▶ YOUR INSTRUCTIONS:
Write the data out again, character for character, with no images.

● ● ● ● ●

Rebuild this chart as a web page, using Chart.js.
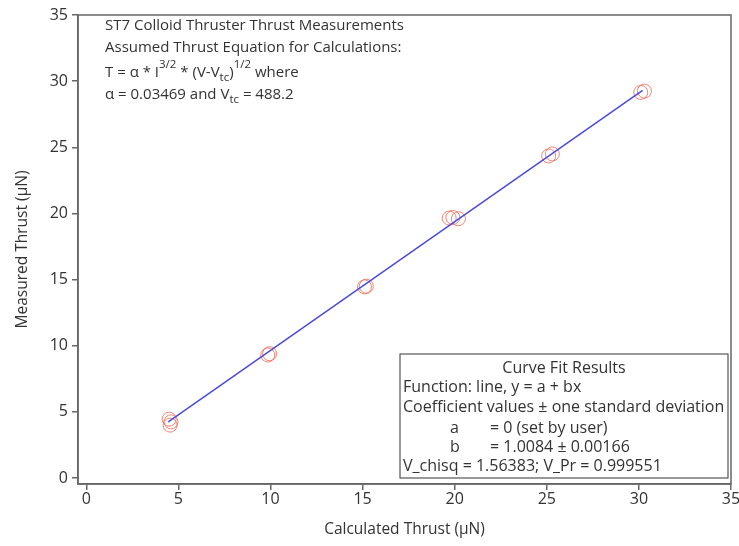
<!DOCTYPE html>
<html>
<head>
<meta charset="utf-8">
<script src="https://cdn.jsdelivr.net/npm/chart.js@4"></script>
<style>
  html, body { margin: 0; padding: 0; background: #fff; }
  #wrap { width: 739px; height: 546px; }
</style>
</head>
<body>
<div id="wrap"><canvas id="thrustChart"></canvas></div>
<script>
// measured points (calculated thrust, measured thrust) in uN
const calcThrust = [4.5, 4.55, 4.6, 9.85, 9.95, 15.1, 15.2, 19.7, 19.9, 20.2, 25.1, 25.3, 30.1, 30.3];
const measThrust = [4.45, 4.0, 4.25, 9.3, 9.4, 14.45, 14.5, 19.65, 19.7, 19.6, 24.35, 24.5, 29.15, 29.25];
// fitted line end points
const fitX = [4.45, 30.2];
const fitY = [4.25, 29.3];
const tickValues = [0, 5, 10, 15, 20, 25, 30, 35];

const FONT = "'Open Sans', 'Lucida Grande', sans-serif";
const textColor = "#333";
const axisColor = "#666";

const framePlugin = {
  id: "frame",
  afterDraw(chart) {
    const { ctx, chartArea: { top, bottom, left, right } } = chart;
    ctx.save();
    ctx.strokeStyle = axisColor;
    ctx.lineWidth = 1.5;
    ctx.strokeRect(left, top, right - left, bottom - top);
    ctx.restore();
  },
};

const notesPlugin = {
  id: "notes",
  afterDraw(chart) {
    const { ctx, chartArea: { top, left } } = chart;
    ctx.save();
    ctx.fillStyle = textColor;
    ctx.textBaseline = "alphabetic";
    ctx.textAlign = "left";

    // helper for text runs with super/subscripts
    function runs(x, y, parts) {
      parts.forEach((p) => {
        const size = p.small ? 11.5 : 15;
        ctx.font = `${size}px ${FONT}`;
        const dy = p.sup ? -9 : p.sub ? 4 : 0;
        ctx.fillText(p.t, x, y + dy);
        x += ctx.measureText(p.t).width;
      });
    }

    const x0 = left + 27;
    ctx.font = `15px ${FONT}`;
    ctx.fillText("ST7 Colloid Thruster Thrust Measurements", x0, top + 15);
    ctx.fillText("Assumed Thrust Equation for Calculations:", x0, top + 37);
    runs(x0, top + 62, [
      { t: "T = \u03b1 * I" },
      { t: "3/2", small: true, sup: true },
      { t: " * (V-V" },
      { t: "tc", small: true, sub: true },
      { t: ")" },
      { t: "1/2", small: true, sup: true },
      { t: " where" },
    ]);
    runs(x0, top + 84, [
      { t: "\u03b1 = 0.03469 and V" },
      { t: "tc", small: true, sub: true },
      { t: " = 488.2" },
    ]);

    // curve fit box
    const bx = 400, by = 354, bw = 328, bh = 124;
    ctx.fillStyle = "#fff";
    ctx.fillRect(bx, by, bw, bh);
    ctx.strokeStyle = "#555";
    ctx.lineWidth = 1.2;
    ctx.strokeRect(bx, by, bw, bh);
    ctx.fillStyle = textColor;
    ctx.font = `16px ${FONT}`;
    ctx.textAlign = "center";
    ctx.fillText("Curve Fit Results", bx + bw / 2, by + 19);
    ctx.textAlign = "left";
    ctx.fillText("Function: line, y = a + bx", bx + 3, by + 38);
    ctx.fillText("Coefficient values \u00b1 one standard deviation", bx + 3, by + 58);
    ctx.fillText("a", bx + 50, by + 79);
    ctx.fillText("= 0 (set by user)", bx + 90, by + 79);
    ctx.fillText("b", bx + 50, by + 98);
    ctx.fillText("= 1.0084 \u00b1 0.00166", bx + 90, by + 98);
    ctx.fillText("V_chisq = 1.56383; V_Pr = 0.999551", bx + 3, by + 117);
    ctx.restore();
  },
};

const pointData = calcThrust.map((x, i) => ({ x: x, y: measThrust[i] }));
const lineData = fitX.map((x, i) => ({ x: x, y: fitY[i] }));

function axis(titleText, isX) {
  return {
    type: "linear",
    min: -0.45,
    max: 35,
    afterBuildTicks(scale) {
      scale.ticks = tickValues.map((v) => ({ value: v }));
    },
    afterFit(scale) {
      if (isX) {
        scale.height = 62;
        scale.paddingRight = 0;
      } else {
        scale.width = 78;
        scale.paddingTop = 0;
      }
    },
    border: { display: true, color: axisColor, width: 1.5 },
    grid: {
      drawOnChartArea: false,
      drawTicks: true,
      tickLength: 6,
      color: axisColor,
      lineWidth: 1.5,
    },
    ticks: {
      color: textColor,
      padding: isX ? 0 : 4,
      font: { family: FONT, size: 16 },
    },
    title: {
      display: true,
      text: titleText,
      color: textColor,
      font: { family: FONT, size: 15.5 },
      padding: isX ? { top: 0, bottom: 7 } : { top: 13, bottom: 0 },
    },
  };
}

const ctx = document.getElementById("thrustChart").getContext("2d");
const thrustChart = new Chart(ctx, {
  type: "scatter",
  data: {
    datasets: [
      {
        type: "line",
        label: "fit",
        data: lineData,
        borderColor: "#4a4ae0",
        borderWidth: 1.5,
        pointRadius: 0,
        fill: false,
      },
      {
        label: "measured",
        data: pointData,
        pointStyle: "circle",
        pointRadius: 7,
        borderColor: "rgba(235, 105, 85, 0.8)",
        backgroundColor: "rgba(0,0,0,0)",
        borderWidth: 1,
      },
    ],
  },
  options: {
    responsive: true,
    maintainAspectRatio: false,
    animation: false,
    layout: { padding: { top: 15, right: 6, left: 0, bottom: 0 } },
    scales: {
      x: axis("Calculated Thrust (\u03bcN)", true),
      y: axis("Measured Thrust (\u03bcN)", false),
    },
    plugins: {
      legend: { display: false },
      tooltip: { enabled: false },
    },
  },
  plugins: [framePlugin, notesPlugin],
});
</script>
</body>
</html>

● ● ● ● ●

▶ FINAL RESULT:
Rebuild this chart as a web page, using Chart.js.
<!DOCTYPE html>
<html>
<head>
<meta charset="utf-8">
<script src="https://cdn.jsdelivr.net/npm/chart.js@4"></script>
<style>
  html, body { margin: 0; padding: 0; background: #fff; }
  #wrap { width: 739px; height: 546px; }
</style>
</head>
<body>
<div id="wrap"><canvas id="thrustChart"></canvas></div>
<script>
// measured points (calculated thrust, measured thrust) in uN
const calcThrust = [4.5, 4.55, 4.6, 9.85, 9.95, 15.1, 15.2, 19.7, 19.9, 20.2, 25.1, 25.3, 30.1, 30.3];
const measThrust = [4.45, 4.0, 4.25, 9.3, 9.4, 14.45, 14.5, 19.65, 19.7, 19.6, 24.35, 24.5, 29.15, 29.25];
// fitted line end points
const fitX = [4.45, 30.2];
const fitY = [4.25, 29.3];
const tickValues = [0, 5, 10, 15, 20, 25, 30, 35];

const FONT = "'Open Sans', 'Lucida Grande', sans-serif";
const textColor = "#333";
const axisColor = "#666";

const framePlugin = {
  id: "frame",
  afterDraw(chart) {
    const { ctx, chartArea: { top, bottom, left, right } } = chart;
    ctx.save();
    ctx.strokeStyle = axisColor;
    ctx.lineWidth = 1.5;
    ctx.strokeRect(left, top, right - left, bottom - top);
    ctx.restore();
  },
};

const notesPlugin = {
  id: "notes",
  afterDraw(chart) {
    const { ctx, chartArea: { top, left } } = chart;
    ctx.save();
    ctx.fillStyle = textColor;
    ctx.textBaseline = "alphabetic";
    ctx.textAlign = "left";

    // helper for text runs with super/subscripts
    function runs(x, y, parts) {
      parts.forEach((p) => {
        const size = p.small ? 11.5 : 15;
        ctx.font = `${size}px ${FONT}`;
        const dy = p.sup ? -9 : p.sub ? 4 : 0;
        ctx.fillText(p.t, x, y + dy);
        x += ctx.measureText(p.t).width;
      });
    }

    const x0 = left + 27;
    ctx.font = `15px ${FONT}`;
    ctx.fillText("ST7 Colloid Thruster Thrust Measurements", x0, top + 15);
    ctx.fillText("Assumed Thrust Equation for Calculations:", x0, top + 37);
    runs(x0, top + 62, [
      { t: "T = \u03b1 * I" },
      { t: "3/2", small: true, sup: true },
      { t: " * (V-V" },
      { t: "tc", small: true, sub: true },
      { t: ")" },
      { t: "1/2", small: true, sup: true },
      { t: " where" },
    ]);
    runs(x0, top + 84, [
      { t: "\u03b1 = 0.03469 and V" },
      { t: "tc", small: true, sub: true },
      { t: " = 488.2" },
    ]);

    // curve fit box
    const bx = 400, by = 354, bw = 328, bh = 124;
    ctx.fillStyle = "#fff";
    ctx.fillRect(bx, by, bw, bh);
    ctx.strokeStyle = "#555";
    ctx.lineWidth = 1.2;
    ctx.strokeRect(bx, by, bw, bh);
    ctx.fillStyle = textColor;
    ctx.font = `16px ${FONT}`;
    ctx.textAlign = "center";
    ctx.fillText("Curve Fit Results", bx + bw / 2, by + 19);
    ctx.textAlign = "left";
    ctx.fillText("Function: line, y = a + bx", bx + 3, by + 38);
    ctx.fillText("Coefficient values \u00b1 one standard deviation", bx + 3, by + 58);
    ctx.fillText("a", bx + 50, by + 79);
    ctx.fillText("= 0 (set by user)", bx + 90, by + 79);
    ctx.fillText("b", bx + 50, by + 98);
    ctx.fillText("= 1.0084 \u00b1 0.00166", bx + 90, by + 98);
    ctx.fillText("V_chisq = 1.56383; V_Pr = 0.999551", bx + 3, by + 117);
    ctx.restore();
  },
};

const pointData = calcThrust.map((x, i) => ({ x: x, y: measThrust[i] }));
const lineData = fitX.map((x, i) => ({ x: x, y: fitY[i] }));

function axis(titleText, isX) {
  return {
    type: "linear",
    min: -0.45,
    max: 35,
    afterBuildTicks(scale) {
      scale.ticks = tickValues.map((v) => ({ value: v }));
    },
    afterFit(scale) {
      if (isX) {
        scale.height = 62;
        scale.paddingRight = 0;
      } else {
        scale.width = 78;
        scale.paddingTop = 0;
      }
    },
    border: { display: true, color: axisColor, width: 1.5 },
    grid: {
      drawOnChartArea: false,
      drawTicks: true,
      tickLength: 6,
      color: axisColor,
      lineWidth: 1.5,
    },
    ticks: {
      color: textColor,
      padding: isX ? 0 : 4,
      font: { family: FONT, size: 16 },
    },
    title: {
      display: true,
      text: titleText,
      color: textColor,
      font: { family: FONT, size: 15.5 },
      padding: isX ? { top: 0, bottom: 7 } : { top: 13, bottom: 0 },
    },
  };
}

const ctx = document.getElementById("thrustChart").getContext("2d");
const thrustChart = new Chart(ctx, {
  type: "scatter",
  data: {
    datasets: [
      {
        type: "line",
        label: "fit",
        data: lineData,
        borderColor: "#4a4ae0",
        borderWidth: 1.5,
        pointRadius: 0,
        fill: false,
      },
      {
        label: "measured",
        data: pointData,
        pointStyle: "circle",
        pointRadius: 7,
        borderColor: "rgba(235, 105, 85, 0.8)",
        backgroundColor: "rgba(0,0,0,0)",
        borderWidth: 1,
      },
    ],
  },
  options: {
    responsive: true,
    maintainAspectRatio: false,
    animation: false,
    layout: { padding: { top: 15, right: 6, left: 0, bottom: 0 } },
    scales: {
      x: axis("Calculated Thrust (\u03bcN)", true),
      y: axis("Measured Thrust (\u03bcN)", false),
    },
    plugins: {
      legend: { display: false },
      tooltip: { enabled: false },
    },
  },
  plugins: [framePlugin, notesPlugin],
});
</script>
</body>
</html>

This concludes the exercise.